--- PROVIDED MATERIAL ---
┌──
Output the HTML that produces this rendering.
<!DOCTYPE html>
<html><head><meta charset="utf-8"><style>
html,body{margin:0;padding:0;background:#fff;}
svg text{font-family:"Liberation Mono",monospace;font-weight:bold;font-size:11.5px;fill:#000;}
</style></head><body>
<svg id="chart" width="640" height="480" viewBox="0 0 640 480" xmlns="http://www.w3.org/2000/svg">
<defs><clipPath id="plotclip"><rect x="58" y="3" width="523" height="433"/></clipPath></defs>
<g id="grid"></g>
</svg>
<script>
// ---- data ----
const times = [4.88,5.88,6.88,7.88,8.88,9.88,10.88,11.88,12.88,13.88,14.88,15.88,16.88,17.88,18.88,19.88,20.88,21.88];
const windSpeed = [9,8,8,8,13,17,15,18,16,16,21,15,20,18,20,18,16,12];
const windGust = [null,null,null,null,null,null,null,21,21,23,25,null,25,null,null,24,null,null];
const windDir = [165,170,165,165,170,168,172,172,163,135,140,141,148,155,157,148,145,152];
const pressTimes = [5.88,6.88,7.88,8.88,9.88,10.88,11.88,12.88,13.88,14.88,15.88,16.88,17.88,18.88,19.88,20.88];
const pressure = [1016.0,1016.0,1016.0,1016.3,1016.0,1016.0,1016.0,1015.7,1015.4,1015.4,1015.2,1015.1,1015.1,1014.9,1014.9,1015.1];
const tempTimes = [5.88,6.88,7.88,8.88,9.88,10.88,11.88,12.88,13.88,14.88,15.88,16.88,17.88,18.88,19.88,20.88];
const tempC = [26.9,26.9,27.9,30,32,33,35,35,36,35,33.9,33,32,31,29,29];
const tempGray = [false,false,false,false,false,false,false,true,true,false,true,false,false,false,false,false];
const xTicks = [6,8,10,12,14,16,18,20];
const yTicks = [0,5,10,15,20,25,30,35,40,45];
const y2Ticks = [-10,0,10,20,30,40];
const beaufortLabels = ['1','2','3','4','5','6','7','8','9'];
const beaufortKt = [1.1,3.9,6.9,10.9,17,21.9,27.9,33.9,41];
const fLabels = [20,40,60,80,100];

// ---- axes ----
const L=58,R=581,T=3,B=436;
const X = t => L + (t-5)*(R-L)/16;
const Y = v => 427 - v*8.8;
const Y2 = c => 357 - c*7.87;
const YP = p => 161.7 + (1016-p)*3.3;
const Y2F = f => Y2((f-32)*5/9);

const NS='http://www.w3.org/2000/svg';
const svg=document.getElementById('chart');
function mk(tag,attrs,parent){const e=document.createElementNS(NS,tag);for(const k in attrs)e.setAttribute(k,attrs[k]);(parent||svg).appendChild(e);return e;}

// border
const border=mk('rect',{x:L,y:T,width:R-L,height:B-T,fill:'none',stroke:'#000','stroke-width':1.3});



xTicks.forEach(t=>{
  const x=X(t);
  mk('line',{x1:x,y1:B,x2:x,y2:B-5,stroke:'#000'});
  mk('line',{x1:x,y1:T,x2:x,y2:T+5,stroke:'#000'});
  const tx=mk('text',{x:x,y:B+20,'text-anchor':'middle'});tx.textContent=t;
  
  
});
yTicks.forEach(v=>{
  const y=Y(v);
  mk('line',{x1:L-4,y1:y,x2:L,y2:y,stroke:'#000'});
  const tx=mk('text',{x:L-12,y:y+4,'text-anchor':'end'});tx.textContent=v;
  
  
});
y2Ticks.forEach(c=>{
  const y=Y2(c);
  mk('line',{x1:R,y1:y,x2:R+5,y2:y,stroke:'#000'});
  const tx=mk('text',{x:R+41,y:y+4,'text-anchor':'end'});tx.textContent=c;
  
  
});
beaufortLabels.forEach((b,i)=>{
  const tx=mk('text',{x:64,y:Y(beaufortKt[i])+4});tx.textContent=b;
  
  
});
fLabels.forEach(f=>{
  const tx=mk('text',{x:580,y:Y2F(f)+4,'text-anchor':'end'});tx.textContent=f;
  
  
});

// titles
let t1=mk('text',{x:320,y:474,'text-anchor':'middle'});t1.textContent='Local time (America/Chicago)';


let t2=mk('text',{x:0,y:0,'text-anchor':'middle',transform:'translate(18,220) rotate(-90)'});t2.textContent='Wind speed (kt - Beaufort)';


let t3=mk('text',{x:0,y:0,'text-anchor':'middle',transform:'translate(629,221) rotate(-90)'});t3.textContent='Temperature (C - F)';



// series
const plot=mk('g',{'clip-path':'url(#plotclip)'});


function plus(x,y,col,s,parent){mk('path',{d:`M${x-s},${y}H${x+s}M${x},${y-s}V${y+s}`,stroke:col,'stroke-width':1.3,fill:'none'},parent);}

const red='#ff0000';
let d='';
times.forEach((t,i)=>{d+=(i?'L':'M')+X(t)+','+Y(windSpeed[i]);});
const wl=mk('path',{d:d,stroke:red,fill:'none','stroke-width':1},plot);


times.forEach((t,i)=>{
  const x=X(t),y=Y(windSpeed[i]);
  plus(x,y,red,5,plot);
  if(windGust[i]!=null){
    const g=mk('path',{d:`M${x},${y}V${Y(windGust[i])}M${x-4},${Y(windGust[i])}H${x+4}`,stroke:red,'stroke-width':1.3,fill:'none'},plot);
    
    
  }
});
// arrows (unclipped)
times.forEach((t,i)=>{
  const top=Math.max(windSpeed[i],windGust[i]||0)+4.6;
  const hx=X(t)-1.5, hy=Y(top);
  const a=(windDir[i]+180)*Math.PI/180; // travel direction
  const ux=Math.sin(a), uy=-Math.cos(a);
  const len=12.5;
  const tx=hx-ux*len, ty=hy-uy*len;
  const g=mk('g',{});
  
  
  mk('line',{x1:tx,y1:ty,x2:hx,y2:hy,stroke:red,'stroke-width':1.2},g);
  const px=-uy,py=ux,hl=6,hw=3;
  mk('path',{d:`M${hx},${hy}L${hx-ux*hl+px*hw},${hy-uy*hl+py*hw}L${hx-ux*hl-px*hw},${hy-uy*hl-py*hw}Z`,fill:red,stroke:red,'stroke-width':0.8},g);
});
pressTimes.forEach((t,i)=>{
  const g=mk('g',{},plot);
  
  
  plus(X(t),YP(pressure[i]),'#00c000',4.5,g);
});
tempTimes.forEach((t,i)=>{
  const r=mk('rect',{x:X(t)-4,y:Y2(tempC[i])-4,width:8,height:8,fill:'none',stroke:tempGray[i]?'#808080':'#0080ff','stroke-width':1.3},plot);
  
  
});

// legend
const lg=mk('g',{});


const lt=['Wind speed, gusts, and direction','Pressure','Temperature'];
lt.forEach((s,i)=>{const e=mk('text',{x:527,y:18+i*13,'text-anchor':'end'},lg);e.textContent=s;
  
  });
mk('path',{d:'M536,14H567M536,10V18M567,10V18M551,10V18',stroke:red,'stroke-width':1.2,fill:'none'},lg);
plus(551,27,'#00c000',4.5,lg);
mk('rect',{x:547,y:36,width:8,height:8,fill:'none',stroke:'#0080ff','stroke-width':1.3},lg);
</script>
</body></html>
└──
--- WHAT YOU ARE ASKED TO DO ---
The whole listing above needs to be written out again exactly.

--- EXERCISE RESULT ---
Output the HTML that produces this rendering.
<!DOCTYPE html>
<html><head><meta charset="utf-8"><style>
html,body{margin:0;padding:0;background:#fff;}
svg text{font-family:"Liberation Mono",monospace;font-weight:bold;font-size:11.5px;fill:#000;}
</style></head><body>
<svg id="chart" width="640" height="480" viewBox="0 0 640 480" xmlns="http://www.w3.org/2000/svg">
<defs><clipPath id="plotclip"><rect x="58" y="3" width="523" height="433"/></clipPath></defs>
<g id="grid"></g>
</svg>
<script>
// ---- data ----
const times = [4.88,5.88,6.88,7.88,8.88,9.88,10.88,11.88,12.88,13.88,14.88,15.88,16.88,17.88,18.88,19.88,20.88,21.88];
const windSpeed = [9,8,8,8,13,17,15,18,16,16,21,15,20,18,20,18,16,12];
const windGust = [null,null,null,null,null,null,null,21,21,23,25,null,25,null,null,24,null,null];
const windDir = [165,170,165,165,170,168,172,172,163,135,140,141,148,155,157,148,145,152];
const pressTimes = [5.88,6.88,7.88,8.88,9.88,10.88,11.88,12.88,13.88,14.88,15.88,16.88,17.88,18.88,19.88,20.88];
const pressure = [1016.0,1016.0,1016.0,1016.3,1016.0,1016.0,1016.0,1015.7,1015.4,1015.4,1015.2,1015.1,1015.1,1014.9,1014.9,1015.1];
const tempTimes = [5.88,6.88,7.88,8.88,9.88,10.88,11.88,12.88,13.88,14.88,15.88,16.88,17.88,18.88,19.88,20.88];
const tempC = [26.9,26.9,27.9,30,32,33,35,35,36,35,33.9,33,32,31,29,29];
const tempGray = [false,false,false,false,false,false,false,true,true,false,true,false,false,false,false,false];
const xTicks = [6,8,10,12,14,16,18,20];
const yTicks = [0,5,10,15,20,25,30,35,40,45];
const y2Ticks = [-10,0,10,20,30,40];
const beaufortLabels = ['1','2','3','4','5','6','7','8','9'];
const beaufortKt = [1.1,3.9,6.9,10.9,17,21.9,27.9,33.9,41];
const fLabels = [20,40,60,80,100];

// ---- axes ----
const L=58,R=581,T=3,B=436;
const X = t => L + (t-5)*(R-L)/16;
const Y = v => 427 - v*8.8;
const Y2 = c => 357 - c*7.87;
const YP = p => 161.7 + (1016-p)*3.3;
const Y2F = f => Y2((f-32)*5/9);

const NS='http://www.w3.org/2000/svg';
const svg=document.getElementById('chart');
function mk(tag,attrs,parent){const e=document.createElementNS(NS,tag);for(const k in attrs)e.setAttribute(k,attrs[k]);(parent||svg).appendChild(e);return e;}

// border
const border=mk('rect',{x:L,y:T,width:R-L,height:B-T,fill:'none',stroke:'#000','stroke-width':1.3});



xTicks.forEach(t=>{
  const x=X(t);
  mk('line',{x1:x,y1:B,x2:x,y2:B-5,stroke:'#000'});
  mk('line',{x1:x,y1:T,x2:x,y2:T+5,stroke:'#000'});
  const tx=mk('text',{x:x,y:B+20,'text-anchor':'middle'});tx.textContent=t;
  
  
});
yTicks.forEach(v=>{
  const y=Y(v);
  mk('line',{x1:L-4,y1:y,x2:L,y2:y,stroke:'#000'});
  const tx=mk('text',{x:L-12,y:y+4,'text-anchor':'end'});tx.textContent=v;
  
  
});
y2Ticks.forEach(c=>{
  const y=Y2(c);
  mk('line',{x1:R,y1:y,x2:R+5,y2:y,stroke:'#000'});
  const tx=mk('text',{x:R+41,y:y+4,'text-anchor':'end'});tx.textContent=c;
  
  
});
beaufortLabels.forEach((b,i)=>{
  const tx=mk('text',{x:64,y:Y(beaufortKt[i])+4});tx.textContent=b;
  
  
});
fLabels.forEach(f=>{
  const tx=mk('text',{x:580,y:Y2F(f)+4,'text-anchor':'end'});tx.textContent=f;
  
  
});

// titles
let t1=mk('text',{x:320,y:474,'text-anchor':'middle'});t1.textContent='Local time (America/Chicago)';


let t2=mk('text',{x:0,y:0,'text-anchor':'middle',transform:'translate(18,220) rotate(-90)'});t2.textContent='Wind speed (kt - Beaufort)';


let t3=mk('text',{x:0,y:0,'text-anchor':'middle',transform:'translate(629,221) rotate(-90)'});t3.textContent='Temperature (C - F)';



// series
const plot=mk('g',{'clip-path':'url(#plotclip)'});


function plus(x,y,col,s,parent){mk('path',{d:`M${x-s},${y}H${x+s}M${x},${y-s}V${y+s}`,stroke:col,'stroke-width':1.3,fill:'none'},parent);}

const red='#ff0000';
let d='';
times.forEach((t,i)=>{d+=(i?'L':'M')+X(t)+','+Y(windSpeed[i]);});
const wl=mk('path',{d:d,stroke:red,fill:'none','stroke-width':1},plot);


times.forEach((t,i)=>{
  const x=X(t),y=Y(windSpeed[i]);
  plus(x,y,red,5,plot);
  if(windGust[i]!=null){
    const g=mk('path',{d:`M${x},${y}V${Y(windGust[i])}M${x-4},${Y(windGust[i])}H${x+4}`,stroke:red,'stroke-width':1.3,fill:'none'},plot);
    
    
  }
});
// arrows (unclipped)
times.forEach((t,i)=>{
  const top=Math.max(windSpeed[i],windGust[i]||0)+4.6;
  const hx=X(t)-1.5, hy=Y(top);
  const a=(windDir[i]+180)*Math.PI/180; // travel direction
  const ux=Math.sin(a), uy=-Math.cos(a);
  const len=12.5;
  const tx=hx-ux*len, ty=hy-uy*len;
  const g=mk('g',{});
  
  
  mk('line',{x1:tx,y1:ty,x2:hx,y2:hy,stroke:red,'stroke-width':1.2},g);
  const px=-uy,py=ux,hl=6,hw=3;
  mk('path',{d:`M${hx},${hy}L${hx-ux*hl+px*hw},${hy-uy*hl+py*hw}L${hx-ux*hl-px*hw},${hy-uy*hl-py*hw}Z`,fill:red,stroke:red,'stroke-width':0.8},g);
});
pressTimes.forEach((t,i)=>{
  const g=mk('g',{},plot);
  
  
  plus(X(t),YP(pressure[i]),'#00c000',4.5,g);
});
tempTimes.forEach((t,i)=>{
  const r=mk('rect',{x:X(t)-4,y:Y2(tempC[i])-4,width:8,height:8,fill:'none',stroke:tempGray[i]?'#808080':'#0080ff','stroke-width':1.3},plot);
  
  
});

// legend
const lg=mk('g',{});


const lt=['Wind speed, gusts, and direction','Pressure','Temperature'];
lt.forEach((s,i)=>{const e=mk('text',{x:527,y:18+i*13,'text-anchor':'end'},lg);e.textContent=s;
  
  });
mk('path',{d:'M536,14H567M536,10V18M567,10V18M551,10V18',stroke:red,'stroke-width':1.2,fill:'none'},lg);
plus(551,27,'#00c000',4.5,lg);
mk('rect',{x:547,y:36,width:8,height:8,fill:'none',stroke:'#0080ff','stroke-width':1.3},lg);
</script>
</body></html>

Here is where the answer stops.